Why Do Super Balances Differ Between Couples?
It’s common for one partner to have a larger super balance than the other. It’s something financial planners see regularly.
Some of the main reasons include:
Income differences: One partner may earn a higher income over their career, leading to higher contributions
Career breaks: Many people take time out of the workforce for study, travel, or personal reasons
Child-rearing responsibilities: Often, one person steps back from full-time work to raise children, which can slow their super growth
Part-time or casual work: Lower working hours usually mean lower contributions
Gender pay gap: Women on average earn less than men in Australia, leading to smaller balances over time
This means that, in many households, women often retire with significantly less super than men. Looking at superannuation as a couple not just as individuals can help address these imbalances over time.

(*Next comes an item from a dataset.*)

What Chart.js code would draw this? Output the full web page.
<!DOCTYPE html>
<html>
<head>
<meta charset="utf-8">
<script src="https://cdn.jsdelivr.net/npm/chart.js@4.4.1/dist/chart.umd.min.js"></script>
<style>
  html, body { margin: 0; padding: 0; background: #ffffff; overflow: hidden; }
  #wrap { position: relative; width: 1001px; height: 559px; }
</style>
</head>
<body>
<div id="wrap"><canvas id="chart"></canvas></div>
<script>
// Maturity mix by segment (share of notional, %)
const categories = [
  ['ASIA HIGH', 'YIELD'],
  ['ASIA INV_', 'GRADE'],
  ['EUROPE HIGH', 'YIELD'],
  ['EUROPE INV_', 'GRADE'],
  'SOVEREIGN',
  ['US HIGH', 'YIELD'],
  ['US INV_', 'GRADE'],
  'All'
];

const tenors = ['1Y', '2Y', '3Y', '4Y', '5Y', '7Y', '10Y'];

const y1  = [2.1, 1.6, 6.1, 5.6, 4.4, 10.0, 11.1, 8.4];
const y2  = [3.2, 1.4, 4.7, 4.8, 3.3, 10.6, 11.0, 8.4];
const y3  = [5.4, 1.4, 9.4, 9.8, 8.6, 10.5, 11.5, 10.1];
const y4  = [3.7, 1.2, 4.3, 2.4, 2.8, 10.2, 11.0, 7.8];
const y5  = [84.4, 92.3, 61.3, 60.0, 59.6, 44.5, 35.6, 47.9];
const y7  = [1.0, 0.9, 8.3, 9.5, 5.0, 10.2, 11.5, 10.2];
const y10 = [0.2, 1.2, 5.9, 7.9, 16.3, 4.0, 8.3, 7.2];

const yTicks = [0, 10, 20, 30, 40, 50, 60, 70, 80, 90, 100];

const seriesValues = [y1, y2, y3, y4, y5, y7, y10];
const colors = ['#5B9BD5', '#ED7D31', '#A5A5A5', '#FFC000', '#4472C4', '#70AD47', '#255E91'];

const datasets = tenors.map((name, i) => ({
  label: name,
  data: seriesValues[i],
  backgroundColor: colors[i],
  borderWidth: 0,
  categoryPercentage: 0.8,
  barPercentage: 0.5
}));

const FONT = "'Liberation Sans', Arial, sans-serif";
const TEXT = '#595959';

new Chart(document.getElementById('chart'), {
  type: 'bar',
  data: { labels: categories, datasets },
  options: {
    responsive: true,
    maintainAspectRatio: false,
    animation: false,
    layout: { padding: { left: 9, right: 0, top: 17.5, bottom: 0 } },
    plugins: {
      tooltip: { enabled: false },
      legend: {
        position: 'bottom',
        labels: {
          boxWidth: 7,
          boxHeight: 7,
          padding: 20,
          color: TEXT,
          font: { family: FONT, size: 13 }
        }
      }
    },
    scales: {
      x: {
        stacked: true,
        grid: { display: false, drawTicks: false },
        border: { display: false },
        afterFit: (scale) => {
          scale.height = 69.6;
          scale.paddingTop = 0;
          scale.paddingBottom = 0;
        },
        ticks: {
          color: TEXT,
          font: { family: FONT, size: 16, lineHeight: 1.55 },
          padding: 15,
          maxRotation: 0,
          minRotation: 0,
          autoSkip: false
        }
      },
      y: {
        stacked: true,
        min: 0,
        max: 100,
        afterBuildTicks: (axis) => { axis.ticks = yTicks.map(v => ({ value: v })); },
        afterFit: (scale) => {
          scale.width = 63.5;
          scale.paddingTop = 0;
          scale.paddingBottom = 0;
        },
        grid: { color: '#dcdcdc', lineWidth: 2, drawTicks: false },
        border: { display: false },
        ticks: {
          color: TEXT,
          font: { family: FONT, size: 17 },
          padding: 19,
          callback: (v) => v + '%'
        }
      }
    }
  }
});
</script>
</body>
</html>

Superannuation Strategies for Couples
The superannuation structure allows for different strategies that can provide couples with options to balance their accounts.
1. Contribution Splitting
Contribution splitting is exactly what it sounds like, it allows one partner to transfer part of their before-tax contributions into their spouse’s super account.
This can help even out super balances over time.
2. Spousal Contributions
A spousal contribution is when one partner contributes directly to the other partner’s super fund. This is often used when one partner has a much lower income, or no income at all, for a period of time.

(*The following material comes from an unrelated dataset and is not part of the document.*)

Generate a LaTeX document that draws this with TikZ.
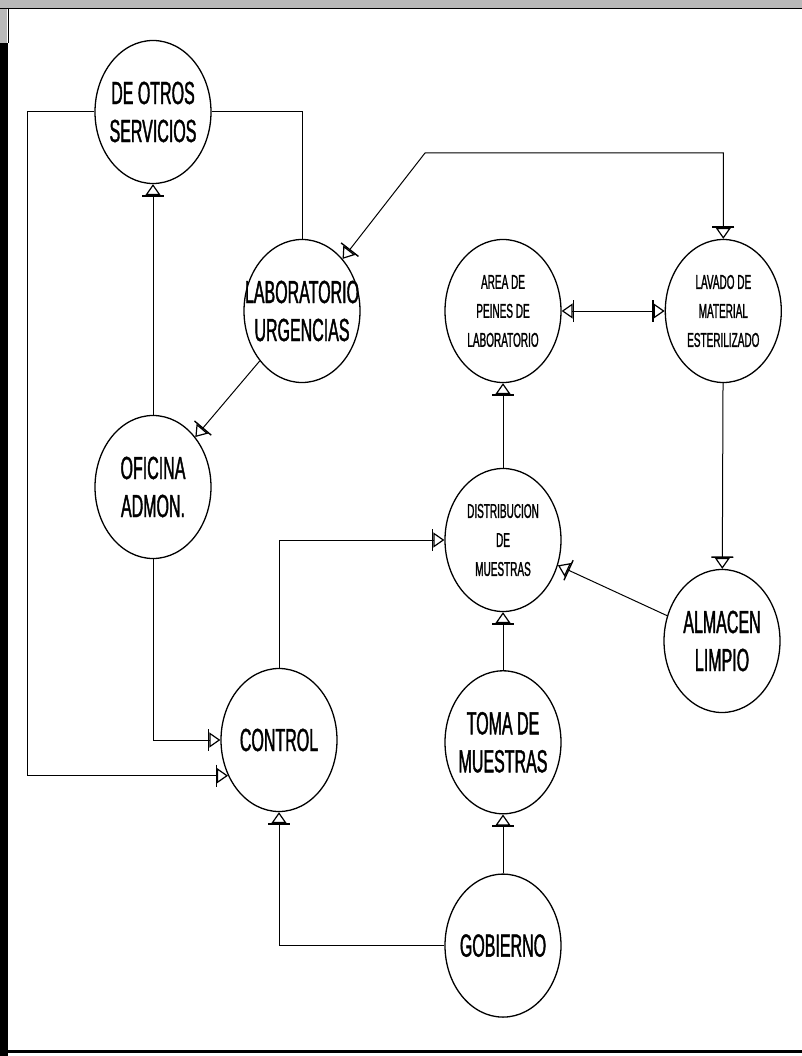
\documentclass[tikz,border=0pt]{standalone}
\usepackage{fontspec}
\usetikzlibrary{shapes.geometric, arrows.meta, positioning}
\newfontfamily\rotulo[FakeStretch=0.5, FakeBold=1.2]{Liberation Sans}

\begin{document}
\begin{tikzpicture}[x=1pt, y=-1pt, line width=1pt,
        st/.style={ellipse, draw, line width=1.3pt, minimum width=116pt, minimum height=143pt,
            inner sep=-18pt, align=center, font=\rotulo\fontsize{32}{38}\selectfont},
        stc/.style={st, font=\rotulo\fontsize{20}{29}\selectfont},
        tr/.style={-{Bar[width=22pt,line width=1.4pt,sep=0pt]Triangle[open,length=11pt,width=15pt,line width=1.2pt,sep=0pt]}},
        trb/.style={{Triangle[open,length=11pt,width=15pt,line width=1.2pt,sep=0pt]Bar[width=22pt,line width=1.4pt,sep=0pt]}-{Bar[width=22pt,line width=1.4pt,sep=0pt]Triangle[open,length=11pt,width=15pt,line width=1.2pt,sep=0pt]}}]
        \useasboundingbox (0,0) rectangle (802,1056);
        % marco
        \fill[gray!55] (0,0) rectangle (802,8);
        \fill[gray!55] (0,0) rectangle (7,43);
        \fill (0,43) rectangle (8,1056);
        \draw[line width=1.5pt] (0,8.5) -- (802,8.5);
        \draw (8.5,8) -- (8.5,43);
        \fill (0,1049.5) rectangle (802,1053);
        % areas
        \node[st] (ots) at (153,112) {DE OTROS\\SERVICIOS};
        \node[st] (lab) at (302,311) {LABORATORIO\\URGENCIAS};
        \node[st] (ofi) at (153,487) {OFICINA\\ADMON.};
        \node[stc] (pei) at (503,311) {AREA DE\\PEINES DE\\LABORATORIO};
        \node[stc, right=103pt of pei] (lav) {LAVADO DE\\MATERIAL\\ESTERILIZADO};
        \node[stc] (dis) at (503,540) {DISTRIBUCION\\DE\\MUESTRAS};
        \node[st] (alm) at (722,641) {ALMACEN\\LIMPIO};
        \node[st] (ctl) at (279,740) {CONTROL};
        \node[st, below=58pt of dis] (tom) {TOMA DE\\MUESTRAS};
        \node[st, below=59pt of tom] (gob) {GOBIERNO};
        \coordinate (izq) at (27,0);
        \coordinate (sup) at (425,153);
        % flujos
        \draw[tr] (ots.west) -| (izq |- ctl.215) -- (ctl.215);
        \draw (ots.east) -| (lab.north);
        \draw[tr] (ofi) -- (ots);
        \draw[tr] (lab) -- (ofi);
        \draw[trb] (lab) -- (sup) -| (lav.north);
        \draw[trb] (pei) -- (lav);
        \draw[tr] (dis) -- (pei);
        \draw[tr] (lav) -- (alm);
        \draw[tr] (alm) -- (dis);
        \draw[tr] (ctl.north) |- (dis.west);
        \draw[tr] (ofi.south) |- (ctl.west);
        \draw[tr] (tom) -- (dis);
        \draw[tr] (gob) -- (tom);
        \draw[tr] (gob.west) -| (ctl.south);
    \end{tikzpicture}
\end{document}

There can sometimes be tax offsets available for the contributing partner, but more importantly, it helps grow the lower-balance partner’s retirement savings.
3. Recontribution Strategy
A recontribution strategy is a little more technical, but in simple terms, it involves withdrawing some super (if eligible) and then recontributing it back into super (if eligible).

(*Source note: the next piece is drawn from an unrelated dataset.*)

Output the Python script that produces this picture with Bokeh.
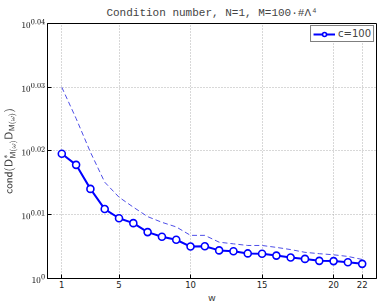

Why would someone do this? Often it’s used to change the tax components inside super and improve the eventual tax position for beneficiaries. For couples, it can also be used to help even out balances by withdrawing from one partner’s account and recontributing into the other’s (if eligible).
4. Self-Managed Super Funds (SMSF)
For some couples, managing super together in a Self-Managed Super Fund (SMSF) can make sense. With an SMSF, members can pool their super to invest collectively. For couples, this often means greater control over investment choices and the ability to manage funds more flexibly.
Of course, SMSFs come with responsibilities, costs, and regulatory obligations, so they’re not for everyone. But for couples wanting to actively manage their retirement wealth together, it may be a consideration.
5. Downsizer Contribution
The downsizer contribution allows eligible Australians to contribute into super from the proceeds of selling their home.
For couples approaching retirement, this can be a powerful way to boost super balances later in life. It also means both partners can benefit equally from the contribution, even if their super balances have been unequal during their working years.
The Benefits of Balancing Super as a Couple
So why put in the effort to balance super between a couple.
Here are some of the key benefits:
Tax efficiency in retirement: By making sure both partners have healthy balances, you can make full use of the tax-free income limits available to each person
Managing caps and limits: Avoid wasting one partner’s unused transfer balance cap by spreading savings more evenly
Flexibility: Having two strong super accounts means more options when it comes to retirement planning, estate planning, and income strategies
Protection against future changes: With potential large balance tax changes having balances spread more evenly could help reduce exposure
Security: Life is unpredictable. If something happens to one partner, the other benefits from having their own super in place, rather than relying entirely on one account
Women and Superannuation: Why This Matters Even More
Superannuation balance inequality is an issue in Australia. Women, on average, retire with less super than men. The reasons often come back to lower earnings, part-time work, and career breaks to raise children.
This imbalance can have a real impact on retirement security. Working together as a couple to balance super isn’t just about tax efficiency it’s also about fairness and financial independence.
It is particularly important in ensuring that women don’t enter retirement at a disadvantage after years of unpaid work and caring responsibilities.
The Role of Financial Advice
Superannuation strategies can get complicated. There are rules for contribution limits, eligibility, and timing that can be tricky to navigate. That’s where working with a financial advisor can make a real difference.
An advisor can help couples:
Understand their current balances and how they compare
Identify opportunities to even out super over time
Explain the rules in simple terms, without jargon
Map out a joint retirement plan that takes both partners into account
For couples with big discrepancies between balances particularly where one partner has had time out of the workforce it can be reassuring to know there are strategies to help close the gap.
Superannuation is one of the most powerful tools Australians have to fund their retirement. While it’s set up mostly as an individual system, couples who work together can unlock benefits, reduce tax, and create more balanced financial security.
From contribution splitting to downsizer contributions, there are several strategies available that can help couples manage their super as a team. And with rules like the transfer balance cap and new taxes on large balances, having even super accounts can make a difference.
Ultimately, planning superannuation together is about building a joint retirement future one where both partners have confidence, independence, and security.
If you and your partner haven’t looked at your super balances together, now might be the perfect time to start the conversation. And if it all feels a bit complex, speaking with a financial advisor can help you navigate the options and put a plan in place that works for both of you.